Seulement, si de telles manifestations sont du domaine de l’esthétique, elles en sont une sphère très spéciale. Elles ont en effet quelque chose de moral ; car elles dérivent d’habitudes et de tendances qui ont été acquises dans la pratique de la vie morale proprement dite, telles que le besoin de se donner, de sortir de soi, de s’occuper d’autrui, etc. Mais ces dispositions, morales par leurs origines, ne sont plus employées moralement parce qu’avec l’obligation disparaît la moralité[5]. De même que le jeu est l’esthétique de la vie physique, l’art, l’esthétique de la vie intellectuelle, cette activité sui generis est l’esthétique de la vie morale[6].

  1. Janet, la Morale, p. 223.
  2. loc. cit., p. 234
  3. Loc. cit., p. 239.
  4. Ce n’est donc pas la difficulté de ces actions qui les sépare des autres. Il en est de très aisées. Cette distinction ne peut par conséquent pas venir de ce que nous regardons volontiers comme facultatif tout ce qui est un peu difficile.
  5. Ce serait donc mal interpréter notre pensée que de nous confondre avec ceux qui admettent l’existence de devoirs facultatifs ; les deux mots jurent ensemble.
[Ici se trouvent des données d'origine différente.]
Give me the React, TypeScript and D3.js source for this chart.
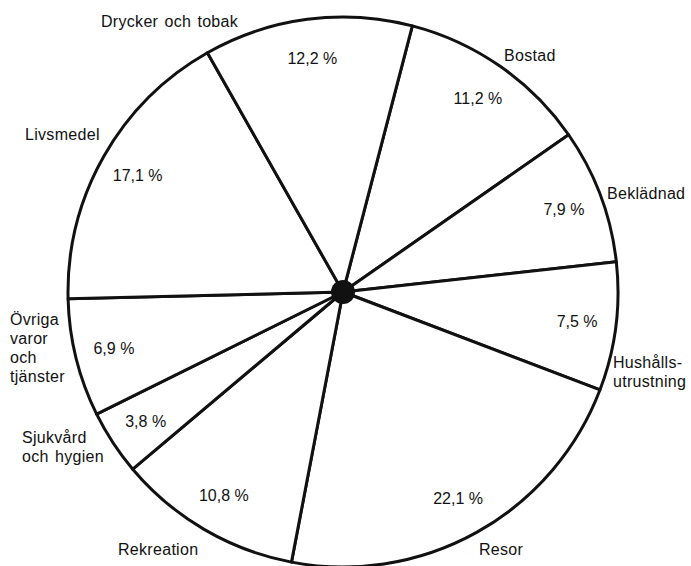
import React from "react";
import * as d3 from "d3";

// andel av konsumtionen, medurs från toppen
const categories = [
  "Bostad",
  "Beklädnad",
  "Hushållsutrustning",
  "Resor",
  "Rekreation",
  "Sjukvård och hygien",
  "Övriga varor och tjänster",
  "Livsmedel",
  "Drycker och tobak",
];
const shares = [11.2, 7.9, 7.5, 22.1, 10.8, 3.8, 6.9, 17.1, 12.2];
const shareLabels = ["11,2 %", "7,9 %", "7,5 %", "22,1 %", "10,8 %", "3,8 %", "6,9 %", "17,1 %", "12,2 %"];

// text lines of the outer labels (hand placed like the print)
const outerLines = [
  ["Bostad"],
  ["Beklädnad"],
  ["Hushålls-", "utrustning"],
  ["Resor"],
  ["Rekreation"],
  ["Sjukvård", "och hygien"],
  ["Övriga", "varor", "och", "tjänster"],
  ["Livsmedel"],
  ["Drycker och tobak"],
];
const outerPos: [number, number][] = [
  [504, 61],
  [607, 199],
  [613, 368],
  [479, 555],
  [118, 555],
  [22, 443],
  [10, 325],
  [25, 140],
  [101, 27],
];

const W = 691;
const H = 566;
const cx = 343;
const cy = 292;
const R = 275;
const lineGap = 19;

export default function App() {
  const start = (14.6 * Math.PI) / 180;
  const pie = d3
    .pie<number>()
    .sort(null)
    .value((d) => d)
    .startAngle(start)
    .endAngle(start + 2 * Math.PI);
  const arcs = pie(shares);

  const arc = d3.arc<d3.PieArcDatum<number>>().innerRadius(0).outerRadius(R);
  const labelArc = d3
    .arc<d3.PieArcDatum<number>>()
    .innerRadius(236)
    .outerRadius(236);

  const font = "'Liberation Sans', Arial, sans-serif";

  return (
    <svg
      width={W}
      height={H}
      style={{ position: "absolute", left: 0, top: 0, background: "#fff" }}
    >
      <g transform={`translate(${cx},${cy})`}>
        {arcs.map((a, i) => (
          <path
            key={categories[i]}
            d={arc(a) || ""}
            fill="#fff"
            stroke="#111"
            strokeWidth={3}
            strokeLinejoin="round"
          />
        ))}
        <circle r={12} fill="#111" />
        {arcs.map((a, i) => {
          const [x, y] = labelArc.centroid(a);
          return (
            <text
              key={"p" + i}
              x={x}
              y={y}
              dy="0.35em"
              textAnchor="middle"
              fontFamily={font}
              fontSize={16}
              fill="#111"
            >
              {shareLabels[i]}
            </text>
          );
        })}
      </g>
      {outerLines.map((lines, i) => (
        <text
          key={"o" + i}
          x={outerPos[i][0]}
          y={outerPos[i][1]}
          fontFamily={font}
          fontSize={16}
          fill="#111"
          letterSpacing={0.3}
          wordSpacing={1.5}
        >
          {lines.map((l, j) => (
            <tspan key={j} x={outerPos[i][0]} dy={j === 0 ? 0 : lineGap}>
              {l}
            </tspan>
          ))}
        </text>
      ))}
    </svg>
  );
}
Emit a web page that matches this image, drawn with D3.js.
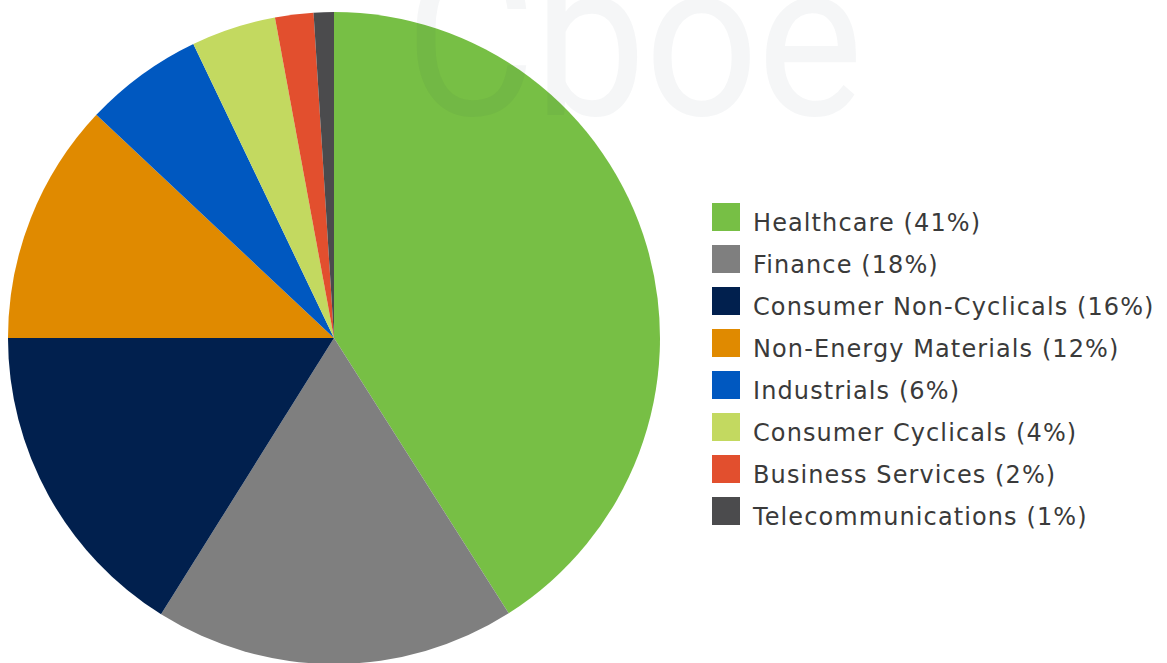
<!DOCTYPE html>
<meta charset="utf-8">
<script src="https://cdn.jsdelivr.net/npm/d3@7"></script>
<style>
  body { margin: 0; background: #fff; }
</style>
<div id="chart"></div>
<script>

// sector weights
var sectors = ["Healthcare", "Finance", "Consumer Non-Cyclicals", "Non-Energy Materials",
               "Industrials", "Consumer Cyclicals", "Business Services", "Telecommunications"];
var weights = [41.0, 17.9, 16.1, 12.0, 5.9, 4.2, 1.9, 1.0];
var colors  = ["#77bf45", "#7f7f7f", "#01204e", "#e08a00",
               "#0058c0", "#c3d960", "#e24f2e", "#4b4b4d"];

var width = 1167, height = 663;
var cx = 334, cy = 338, radius = 326;

var svg = d3.select("#chart")
  .append("svg")
    .attr("width", width)
    .attr("height", height);

// pie
var pie = d3.pie().sort(null).value(function(d) { return d; });
var arc = d3.arc().innerRadius(0).outerRadius(radius);

var color = d3.scaleOrdinal().domain(sectors).range(colors);

svg.append("g")
    .attr("transform", "translate(" + cx + "," + cy + ")")
  .selectAll("path")
  .data(pie(weights))
  .enter()
  .append("path")
    .attr("d", arc)
    .style("fill", function(d, i) { return color(sectors[i]); });

// faint watermark on top of everything
svg.append("text")
    .attr("x", 405)
    .attr("y", 115)
    .attr("transform", "translate(405,115) scale(0.91,1) translate(-405,-115)")
    .style("font-family", "Roboto")
    .style("font-size", "220px")
    .style("letter-spacing", "-1.8px")
    .style("fill", "#1a2a40")
    .style("fill-opacity", 0.045)
    .text("Cboe");

// legend
var legend = svg.append("g")
    .attr("transform", "translate(712,203)");

var rows = legend.selectAll("g")
  .data(sectors)
  .enter()
  .append("g")
    .attr("transform", function(d, i) { return "translate(0," + (i * 42) + ")"; });

rows.append("rect")
    .attr("width", 28)
    .attr("height", 28)
    .style("fill", function(d) { return color(d); });

rows.append("text")
    .attr("x", 41)
    .attr("y", 28)
    .style("font-family", "DejaVu Sans")
    .style("font-size", "24px")
    .style("letter-spacing", "1.1px")
    .style("fill", "#3a3a3a")
    .text(function(d, i) { return d + " (" + Math.round(weights[i]) + "%)"; });

</script>
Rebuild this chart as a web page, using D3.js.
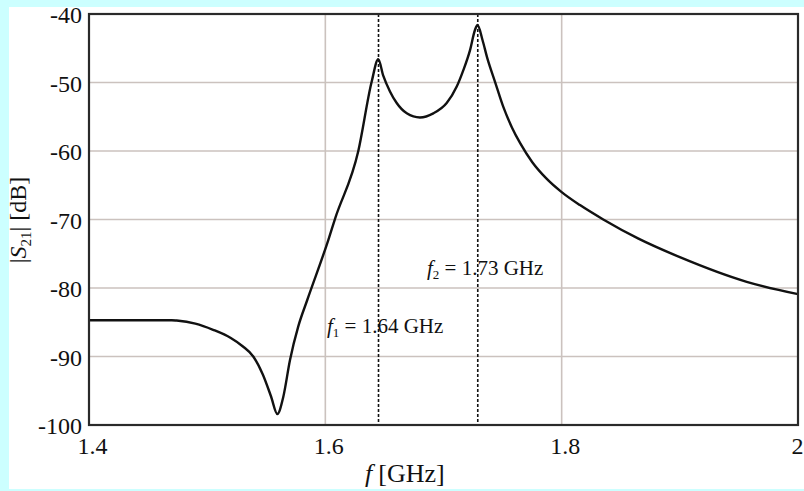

  6. Nous ne voulons pas mêler de considérations pratiques à une étude scientifique. Cependant il nous paraît que la distinction de ces deux domaines est très nécessaire même au point de vue pratique. Car on ne peut les confondre sans les mettre sur le même plan ; très souvent même on semble attribuer une certaine supériorité à l’activité esthético-morale. Or on risque d’affaiblir le sentiment de l’obligation, c’est-à-dire l’existence du devoir, en admettant qu’il y a une moralité, et peut-être la plus élevée, qui consiste en de libres créations de l’individu, qu’aucune règle ne détermine, qui est essentiellement anomique. Nous croyons au contraire que l’anomie est la négation de toute morale.